There also needs to be investment in a more diverse range of business leaders, the Treasury Committee finds.
With capital disproportionately allocated to London and the surrounding areas, high-potential firms in other UK regions and nations are struggling for access to backing, it is claimed.
Because businesses outside London usually take longer to get established, they tend to be more penalised by the upper age limits of businesses which are eligible for venture capital investment supported by two of the Government’s tax relief schemes.
Accordingly, the report recommends that HM Treasury consult on extended age limits from 2025 with the objective of alleviating regional inequality.
The report finds that diversity in the sector is “extremely poor,” both in terms of the characteristics of business founders in receipt of venture capital funding and the people who make venture capital funding decisions.
Women and people from ethnic minorities are highly under-represented in both groups – a factor which holds the sector back.

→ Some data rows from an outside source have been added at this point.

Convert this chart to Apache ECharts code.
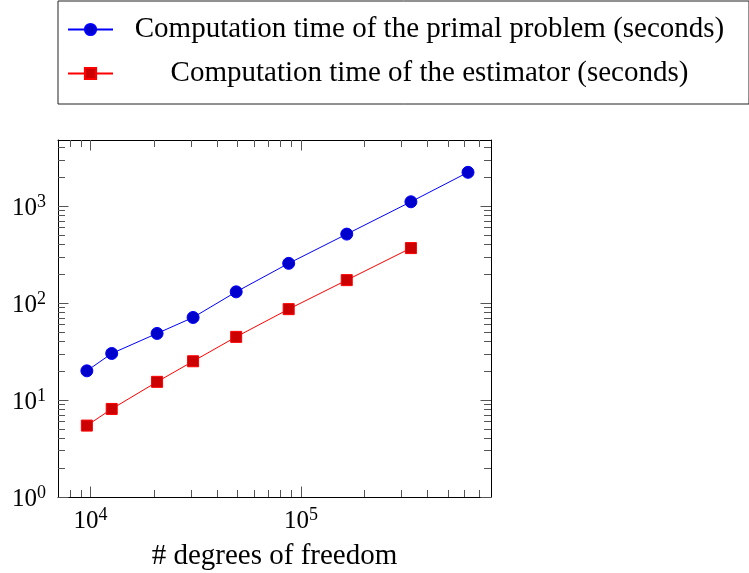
<!DOCTYPE html>
<html>
<head>
<meta charset="utf-8">
<script src="https://cdn.jsdelivr.net/npm/echarts@6/dist/echarts.min.js"></script>
<style>
html,body{margin:0;padding:0;background:#fff;}
#chart{width:749px;height:573px;}
</style>
</head>
<body>
<div id="chart"></div>
<script>
// ---- data ----
const dofs = [9600, 12600, 20700, 30700, 49200, 87400, 165000, 333000, 622000];
const primalTime = [20, 30.2, 48.6, 71, 130.5, 256.5, 514, 1107, 2228];
const estimatorTime = [5.45, 8.09, 15.4, 25.1, 44.8, 86.5, 172.3, 368.7];
const seriesNames = ['Computation time of the primal problem (seconds)', 'Computation time of the estimator (seconds)'];
const xAxisName = '# degrees of freedom';
const xMajorTicks = [10000, 100000];
const xMinorTicks = [8000, 9000, 20000, 30000, 40000, 50000, 60000, 70000, 80000, 90000,
  200000, 300000, 400000, 500000, 600000, 700000];
const yMajorTicks = [1, 10, 100, 1000];
const yMinorTicks = [2, 3, 4, 5, 6, 7, 8, 9, 20, 30, 40, 50, 60, 70, 80, 90,
  200, 300, 400, 500, 600, 700, 800, 900, 2000, 3000, 4000];
const xRange = [7000, 800000];
const yRange = [1, 4800];

const FONT = '"Liberation Serif", "DejaVu Serif", serif';
const tickColor = '#555';
const powLabel = v => '{b|10}{s|' + Math.round(Math.log10(v)) + '}';
const labelRich = {
  b: {fontFamily: FONT, fontSize: 25, lineHeight: 30, color: '#000'},
  s: {fontFamily: FONT, fontSize: 18, lineHeight: 18, verticalAlign: 'top', color: '#000'}
};

function xAx(pos, major, withLabel) {
  return {
    type: 'log', logBase: 10, gridIndex: 0, position: pos,
    min: xRange[0], max: xRange[1],
    axisLine: {show: major, lineStyle: {color: '#000', width: 1}},
    axisTick: {show: true, inside: true, length: major ? 10.5 : 7,
      customValues: major ? xMajorTicks : xMinorTicks,
      lineStyle: {color: tickColor, width: 1}},
    axisLabel: {show: withLabel, customValues: xMajorTicks, formatter: powLabel,
      rich: labelRich, margin: 9},
    splitLine: {show: false},
    name: withLabel ? xAxisName : '',
    nameLocation: 'middle', nameGap: 45,
    nameTextStyle: {fontFamily: FONT, fontSize: 29, color: '#000'}
  };
}
function yAx(pos, major, withLabel) {
  return {
    type: 'log', logBase: 10, gridIndex: 0, position: pos,
    min: yRange[0], max: yRange[1],
    axisLine: {show: major, lineStyle: {color: '#000', width: 1}},
    axisTick: {show: true, inside: true, length: major ? 10.5 : 7,
      customValues: major ? yMajorTicks : yMinorTicks,
      lineStyle: {color: tickColor, width: 1}},
    axisLabel: {show: withLabel, customValues: yMajorTicks, formatter: powLabel,
      rich: labelRich, margin: 12, padding: [4, 0, 0, 0]},
    splitLine: {show: false}
  };
}

const chart = echarts.init(document.getElementById('chart'), null, {renderer: 'canvas'});
chart.setOption({
  animation: false,
  backgroundColor: '#fff',
  grid: {left: 58, right: 258, top: 140, bottom: 76, containLabel: false, outerBoundsMode: 'none'},
  legend: {
    orient: 'vertical', left: 58, top: 1,
    padding: [14, 8, 16, 9], itemGap: 15,
    itemWidth: 45, itemHeight: 14,
    borderColor: '#222', borderWidth: 1,
    data: seriesNames,
    formatter: n => '{t|' + n + '}',
    textStyle: {
      rich: {t: {width: 623, align: 'center', fontFamily: FONT, fontSize: 29, lineHeight: 30, color: '#000'}}
    }
  },
  xAxis: [xAx('bottom', true, true), xAx('bottom', false, false), xAx('top', true, false), xAx('top', false, false)],
  yAxis: [yAx('left', true, true), yAx('left', false, false), yAx('right', true, false), yAx('right', false, false)],
  series: [
    {
      name: seriesNames[0], type: 'line', xAxisIndex: 0, yAxisIndex: 0,
      data: dofs.map((x, i) => [x, primalTime[i]]),
      symbol: 'circle', symbolSize: 12,
      lineStyle: {color: '#0000ff', width: 1},
      itemStyle: {color: '#0000cc', borderColor: '#0000ff', borderWidth: 1}
    },
    {
      name: seriesNames[1], type: 'line', xAxisIndex: 0, yAxisIndex: 0,
      data: estimatorTime.map((y, i) => [dofs[i], y]),
      symbol: 'rect', symbolSize: 11,
      lineStyle: {color: '#ff0000', width: 1},
      itemStyle: {color: '#cc0000', borderColor: '#ff0000', borderWidth: 1}
    }
  ]
});
</script>
</body>
</html>
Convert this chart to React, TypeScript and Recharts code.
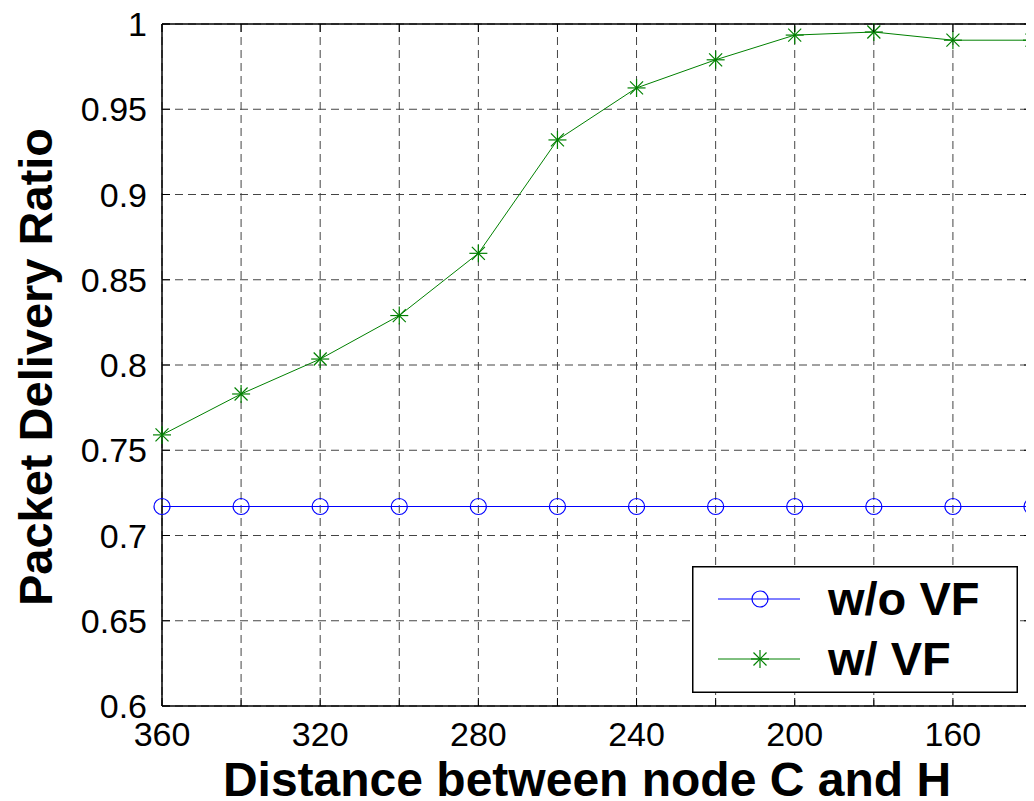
import React from 'react';
import { LineChart, Line, XAxis, YAxis, CartesianGrid, ReferenceLine, Legend } from 'recharts';

const distances = [360, 340, 320, 300, 280, 260, 240, 220, 200, 180, 160, 140];
const withoutVF = [0.717, 0.717, 0.717, 0.717, 0.717, 0.717, 0.717, 0.717, 0.717, 0.717, 0.717, 0.717];
const withVF = [0.759, 0.783, 0.8035, 0.829, 0.8655, 0.932, 0.9625, 0.979, 0.9935, 0.9953, 0.9905, 0.9905];
const xTicks = [360, 340, 320, 300, 280, 260, 240, 220, 200, 180, 160, 140];
const xTickLabels = ['360', '', '320', '', '280', '', '240', '', '200', '', '160', ''];
const yTicks = [0.6, 0.65, 0.7, 0.75, 0.8, 0.85, 0.9, 0.95, 1];
const yTickLabels = ['0.6', '0.65', '0.7', '0.75', '0.8', '0.85', '0.9', '0.95', '1'];
const seriesNames = ['w/o VF', 'w/ VF'];

const chartData = distances.map((d, i) => ({ d, wo: withoutVF[i], w: withVF[i] }));

const FONT = '"Liberation Sans", Arial, Helvetica, sans-serif';
const PLOT_W = 870;
const PLOT_H = 682;
const BLUE = '#0000ff';
const GREEN = '#008000';

const XTick = (props: any) => {
  const { x, y, payload } = props;
  const idx = xTicks.indexOf(payload.value);
  const label = idx >= 0 ? xTickLabels[idx] : '';
  const axisY = y - 16;
  return (
    <g>
      <line x1={x} x2={x} y1={axisY} y2={axisY - 8} stroke="#000" strokeWidth={1} />
      <line x1={x} x2={x} y1={axisY - PLOT_H} y2={axisY - PLOT_H + 8} stroke="#000" strokeWidth={1} />
      <text x={x} y={y} dy="0.71em" textAnchor="middle" fontFamily={FONT} fontSize={34} fill="#000">
        {label}
      </text>
    </g>
  );
};

const YTick = (props: any) => {
  const { x, y, payload } = props;
  const idx = yTicks.findIndex((v) => Math.abs(v - payload.value) < 1e-9);
  const label = idx >= 0 ? yTickLabels[idx] : '';
  const axisX = x + 15;
  return (
    <g>
      <line x1={axisX} x2={axisX + 8} y1={y} y2={y} stroke="#000" strokeWidth={1} />
      <line x1={axisX + PLOT_W} x2={axisX + PLOT_W - 8} y1={y} y2={y} stroke="#000" strokeWidth={1} />
      <text x={x} y={y} dy={12} textAnchor="end" fontFamily={FONT} fontSize={34} fill="#000">
        {label}
      </text>
    </g>
  );
};

const CircleDot = (props: any) => {
  const { cx, cy } = props;
  if (cx == null || cy == null) return null;
  return <circle cx={cx} cy={cy} r={8} fill="none" stroke={BLUE} strokeWidth={1.2} />;
};

const StarDot = (props: any) => {
  const { cx, cy } = props;
  if (cx == null || cy == null) return null;
  const s = 9;
  const d = 6.5;
  return (
    <g stroke={GREEN} strokeWidth={1.2}>
      <line x1={cx - s} x2={cx + s} y1={cy} y2={cy} />
      <line x1={cx} x2={cx} y1={cy - s} y2={cy + s} />
      <line x1={cx - d} x2={cx + d} y1={cy - d} y2={cy + d} />
      <line x1={cx - d} x2={cx + d} y1={cy + d} y2={cy - d} />
    </g>
  );
};

const XLabel = (props: any) => {
  const vb = props.viewBox || { x: 154, y: 698, width: 870, height: 95 };
  return (
    <text x={vb.x + vb.width / 2 - 10} y={vb.y + 90} textAnchor="middle" fontFamily={FONT} fontWeight="bold" fontSize={48} fill="#000">
      Distance between node C and H
    </text>
  );
};

const YLabel = (props: any) => {
  const vb = props.viewBox || { x: 0, y: 16, width: 154, height: 682 };
  const cx = vb.x + 44;
  const cy = vb.y + vb.height / 2 + 2;
  return (
    <text x={cx} y={cy} transform={`rotate(-90 ${cx} ${cy})`} textAnchor="middle" fontFamily={FONT} fontWeight="bold" fontSize={47} fill="#000">
      Packet Delivery Ratio
    </text>
  );
};

const renderLegend = () => {
  const rows = [
    { name: seriesNames[0], color: BLUE, kind: 'circle', y: 33 },
    { name: seriesNames[1], color: GREEN, kind: 'star', y: 93 },
  ];
  return (
    <svg width={326} height={127} style={{ display: 'block' }}>
      <rect x={0.75} y={0.75} width={324.5} height={125.5} fill="#fff" stroke="#000" strokeWidth={1.5} />
      {rows.map((r) => (
        <g key={r.name}>
          <line x1={26} x2={108} y1={r.y} y2={r.y} stroke={r.color} strokeWidth={1} />
          {r.kind === 'circle' ? <CircleDot cx={68} cy={r.y} /> : <StarDot cx={68} cy={r.y} />}
          <text x={136} y={r.y + 16} fontFamily={FONT} fontWeight="bold" fontSize={47} fill="#000">
            {r.name}
          </text>
        </g>
      ))}
    </svg>
  );
};

export default function App() {
  return (
    <div style={{ width: 1026, height: 793, background: '#fff' }}>
      <LineChart width={1026} height={793} data={chartData} margin={{ top: 16, right: 2, left: 0, bottom: 0 }}>
        <CartesianGrid stroke="#444" strokeDasharray="8 5" strokeWidth={1} />
        <XAxis
          dataKey="d"
          type="number"
          domain={[140, 360]}
          reversed
          ticks={xTicks}
          interval={0}
          height={95}
          tickSize={0}
          tickMargin={16}
          tickLine={false}
          axisLine={{ stroke: '#000', strokeWidth: 1.5 }}
          tick={<XTick />}
          label={<XLabel />}
        />
        <YAxis
          type="number"
          domain={[0.6, 1]}
          ticks={yTicks}
          interval={0}
          width={154}
          tickSize={0}
          tickMargin={15}
          tickLine={false}
          axisLine={{ stroke: '#000', strokeWidth: 1.5 }}
          tick={<YTick />}
          label={<YLabel />}
        />
        <ReferenceLine y={1} stroke="#000" strokeWidth={1.5} />
        <ReferenceLine x={140} stroke="#000" strokeWidth={1.5} />
        <Line
          type="linear"
          dataKey="wo"
          name={seriesNames[0]}
          stroke={BLUE}
          strokeWidth={1}
          dot={<CircleDot />}
          activeDot={false}
          isAnimationActive={false}
        />
        <Line
          type="linear"
          dataKey="w"
          name={seriesNames[1]}
          stroke={GREEN}
          strokeWidth={1}
          dot={<StarDot />}
          activeDot={false}
          isAnimationActive={false}
        />
        <Legend
          layout="horizontal"
          verticalAlign="middle"
          align="center"
          content={renderLegend}
          wrapperStyle={{ position: 'absolute', left: 684, top: 558, width: 326, height: 127 }}
        />
      </LineChart>
    </div>
  );
}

The Treasury Committee recommends that sound statistics showing diversity should be a condition of venture capital providers receiving the tax relief; that venture capital firms should be required to comply with the Investing in Women code; and that the Government and British Business Bank consult on the creation of venture capital funds specifically targeted at women and ethnic minority founders.
In general, the report recommends reviewing funding limits to better support scale-up businesses and incentives to encourage more regional venture capital investment.